What’s been your greatest disappointment and how did you cope?
The first thing that comes to mind is not being able to have a baby. The seven years of in vitro trying to have my son was very disappointing. I coped with the help of my husband and was fueled by the determination that I wanted to have a baby.
What’s your favorite street in New York?
My favorite street for me is where I am living, because I love my home. And I’ve moved like 20 times. But I guess Fifth Avenue along the park — but, then again, because I live around there.
Who is your consigliere?
My husband of 16 years, Bill.
What’s your biggest pet peeve?
My husband, Bill. He can drive me crazy. He is exactly my opposite.
Will you ever recreate the sort of success you had with the Corcoran Group?
I will because I need to. I just need to be involved in a big creative project. And I need a lot of attention. I probably need a shrink, but instead I’ll build a business.
But you are already on TV, radio and in print.
Yes, but Barbara Corcoran Inc. [television production company started last year] is not as powerful of a brand in that medium as the Corcoran Group brand was in real estate. I have to match that.

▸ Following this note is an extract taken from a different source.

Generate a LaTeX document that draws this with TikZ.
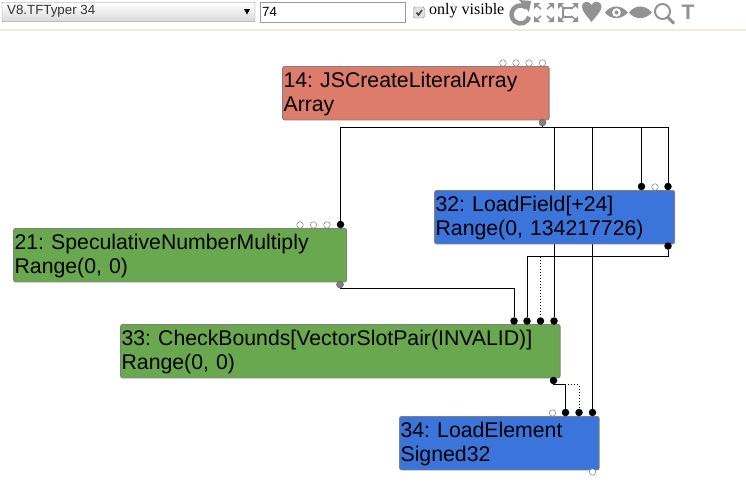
\documentclass[tikz,border=0pt]{standalone}
\usepackage{fontspec}
\setmainfont{Liberation Serif}
\setsansfont{Liberation Sans}
\usepackage{tikz}
\usetikzlibrary{backgrounds}
\definecolor{nodered}{HTML}{DD7C6A}
\definecolor{nodeblue}{HTML}{3B74DB}
\definecolor{nodegreen}{HTML}{6AA84F}
\definecolor{iconcol}{HTML}{929292}
\definecolor{barline}{HTML}{F5E9D7}
\tikzset{
    opnode/.style={rectangle, draw=black!50, line width=0.8pt, rounded corners=2pt, anchor=north west, align=left, inner sep=0pt, inner xsep=1pt, text height=17pt, font=\sffamily\fontsize{21.25}{24}\selectfont\frenchspacing, text=black},
    portopen/.style={circle, draw=black!50, fill=white, line width=0.5pt, inner sep=0pt, minimum size=6.5pt},
    portfull/.style={circle, fill=black, inner sep=0pt, minimum size=7.5pt},
    portout/.style={circle, draw=black!60, fill=black!50, line width=0.5pt, inner sep=0pt, minimum size=7pt},
    edge/.style={draw=black, line width=1pt},
    edgedot/.style={draw=black, line width=1pt, dotted},
}
\begin{document}
\begin{tikzpicture}[x=1pt, y=-1pt]
    \useasboundingbox (0,0) rectangle (746,488);

    % Barra de cima
    \node[rectangle, draw=black!45, top color=white, bottom color=black!15, rounded corners=1pt, minimum width=253pt, minimum height=19.5pt, inner sep=0pt] (select) at (128.5,12) {};
    \node[anchor=west, inner sep=0pt, font=\sffamily\fontsize{13.3}{15}\selectfont, text=black!80] (selecttext) at (7,11.5) {V8.TFTyper 34};
    \fill[black] (244,9) -- (250,9) -- (247,14.5) -- cycle;
    \node[rectangle, draw=black!40, minimum width=145pt, minimum height=20pt, inner sep=0pt] (phase) at (332.5,12) {};
    \node[anchor=west, inner sep=0pt, font=\sffamily\fontsize{13.3}{15}\selectfont] (phasetext) at (262,12) {74};
    \node[rectangle, draw=black!45, fill=black!12, rounded corners=1.5pt, minimum size=11pt, inner sep=0pt] (check) at (419,12.5) {};
    \draw[line width=1.5pt, black!75] (416.5,12.5) -- (418.5,15) -- (422,10);
    \node[anchor=west, inner sep=0pt, font=\fontsize{16}{18}\selectfont] (visible) at (429,11) {only visible};
    \fill[barline] (0,29) rectangle (746,31);

    % Icones
    \draw[iconcol, line width=4.5pt] (526.3,7.6) arc (-50:-345:9);
    \fill[iconcol] (519,0) -- (531,1) -- (529,12) -- cycle;
    \foreach \cx in {544,568} {
        \draw[iconcol, line width=1.5pt] (\cx-3,9) -- (\cx-8,5);
        \draw[iconcol, line width=1.5pt] (\cx+3,9) -- (\cx+8,5);
        \draw[iconcol, line width=1.5pt] (\cx-3,16) -- (\cx-8,20);
        \draw[iconcol, line width=1.5pt] (\cx+3,16) -- (\cx+8,20);
        \fill[iconcol] (\cx-10,3) -- (\cx-4,3) -- (\cx-10,9) -- cycle;
        \fill[iconcol] (\cx+10,3) -- (\cx+4,3) -- (\cx+10,9) -- cycle;
        \fill[iconcol] (\cx-10,22) -- (\cx-4,22) -- (\cx-10,16) -- cycle;
        \fill[iconcol] (\cx+10,22) -- (\cx+4,22) -- (\cx+10,16) -- cycle;
    }
    \draw[iconcol, line width=2pt] (573,8) -- (563,8) -- (563,17) -- (573,17);
    \fill[iconcol] (591.5,22) .. controls (586,15) and (582,11) .. (582,6.5) .. controls (582,1) and (589,0) .. (591.5,5) .. controls (594,0) and (601.5,1) .. (601.5,6.5) .. controls (601.5,11) and (597,15) .. (591.5,22) -- cycle;
    \fill[iconcol, even odd rule] (605,12.5) .. controls (611,4.5) and (621,4.5) .. (628,12.5) .. controls (621,20) and (611,20) .. (605,12.5) -- cycle (616.5,12.5) circle (4.5pt);
    \fill[iconcol] (616.5,12.5) circle (2pt);
    \fill[iconcol] (629,12.5) .. controls (635,4.5) and (645,4.5) .. (652,12.5) .. controls (645,20) and (635,20) .. (629,12.5) -- cycle;
    \draw[iconcol, line width=2pt] (662.5,11.5) circle (7.5pt);
    \draw[iconcol, line width=3pt] (667.5,17) -- (674,23.5);
    \node[inner sep=0pt, font=\sffamily\bfseries\fontsize{21}{22}\selectfont, text=iconcol] (ticon) at (688,12.5) {T};

    % Posicionar os nos
    \node[opnode, fill=nodered, text width=264.5pt, minimum height=53.5pt] (n14) at (282.2,66) {14: JSCreateLiteralArray\\Array};
    \node[opnode, fill=nodeblue, text width=238pt, minimum height=53.5pt] (n32) at (434.2,190) {32: LoadField[+24]\\Range(0, 134217726)};
    \node[opnode, fill=nodegreen, text width=331pt, minimum height=53.5pt] (n21) at (13.2,228) {21: SpeculativeNumberMultiply\\Range(0, 0)};
    \node[opnode, fill=nodegreen, text width=437.5pt, minimum height=53.5pt] (n33) at (120.2,324) {33: CheckBounds[VectorSlotPair(INVALID)]\\Range(0, 0)};
    \node[opnode, fill=nodeblue, text width=197.5pt, minimum height=53.5pt] (n34) at (399.2,416) {34: LoadElement\\Signed32};

    % Portas
    \foreach \px [count=\i] in {503,516,529,542.5}
        \node[portopen] (i14\i) at (\px,63) {};
    \node[portout] (o14) at (542.5,122.5) {};
    \node[portfull] (i32a) at (641.5,186.5) {};
    \node[portopen] (i32b) at (655,187) {};
    \node[portfull] (i32c) at (668,186.5) {};
    \node[portfull] (o32) at (668,246) {};
    \foreach \px [count=\i] in {300,313.5,327}
        \node[portopen] (i21\i) at (\px,225) {};
    \node[portfull] (i21d) at (340.5,224.5) {};
    \node[portout] (o21) at (340,284.5) {};
    \node[portfull] (i33a) at (514,321) {};
    \node[portfull] (i33b) at (527,321) {};
    \node[portfull] (i33c) at (540.5,321) {};
    \node[portfull] (i33d) at (554,321) {};
    \node[portfull] (o33) at (553.5,380.5) {};
    \node[portopen] (i34a) at (552.5,413) {};
    \node[portfull] (i34b) at (565.5,412.5) {};
    \node[portfull] (i34c) at (579,412.5) {};
    \node[portfull] (i34d) at (592.5,412.5) {};
    \node[portopen] (o34) at (592.5,472) {};

    % Desenhar as arestas
    \begin{scope}[on background layer]
        \draw[edge] (o14) -- ++(0,5) -| (i21d);
        \draw[edge] (o14) -- ++(0,5) -| (i33d);
        \draw[edge] (o14) -- ++(0,5) -| (i34d);
        \draw[edge] (o14) -- ++(0,5) -| (i32a);
        \draw[edge] (o14) -- ++(0,5) -| (i32c);
        \draw[edge] (o32) -- ++(0,10) -| (i33b);
        \draw[edgedot] (o32) -- ++(0,10) -| (i33c);
        \draw[edge] (o21) -- ++(0,4) -| (i33a);
        \draw[edge] (o33) -- ++(0,4) -| (i34b);
        \draw[edgedot] (o33) -- ++(0,4) -| (i34c);
    \end{scope}
\end{tikzpicture}
\end{document}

Going back to the time when you sold the Corcoran Group, would you still sell?
I would still sell it, because I had accomplished my goal to become the number one firm. After that was done, I was like, “OK, now what do I do?” It was time for a change. I had worked that beat for 30 years, which is long enough. It was almost like raising a family where the kids were mature enough to be on their own.
What time do you get in on Mondays and what time do you leave on Fridays now?
I don’t work in the summers, I just come in for the TV appearances. But, normally, I come in at 9:30 a.m., which is very hard for me. I used to always be at work at 8 a.m.
What do you read every day?
The truth is, nothing. Ever. I never read the papers. I love being unplugged and always have. It makes space for creative thinking and being different from the next guy. Ignorance is bliss.
What gadget can you not live without, besides a cell phone and e-mail?
I can definitely live without my e-mail and cell phone. I don’t even read or answer my own e-mail. The gadget I can’t live without is my DustBuster. I love to be tidy.
How do you size up people when you first meet them?
I have two categories and two sub-categories for everyone. First, if they are good or bad; then, if they are an expander or a container. Expanders want to push out and create bigger things. Containers want to control, and they are both good. One is not less important than the other.
How do you deal with antagonists? Confront or ignore them?
I avoid them. I run from them and hope they go away. I am terrible at confrontation.
Do you prefer to be feared or loved?
Who wants to be feared? I want to be surrounded by people who want to give me kisses.
What was your biggest obstacle on the path to succeeding?
My belief that I had the right to be there.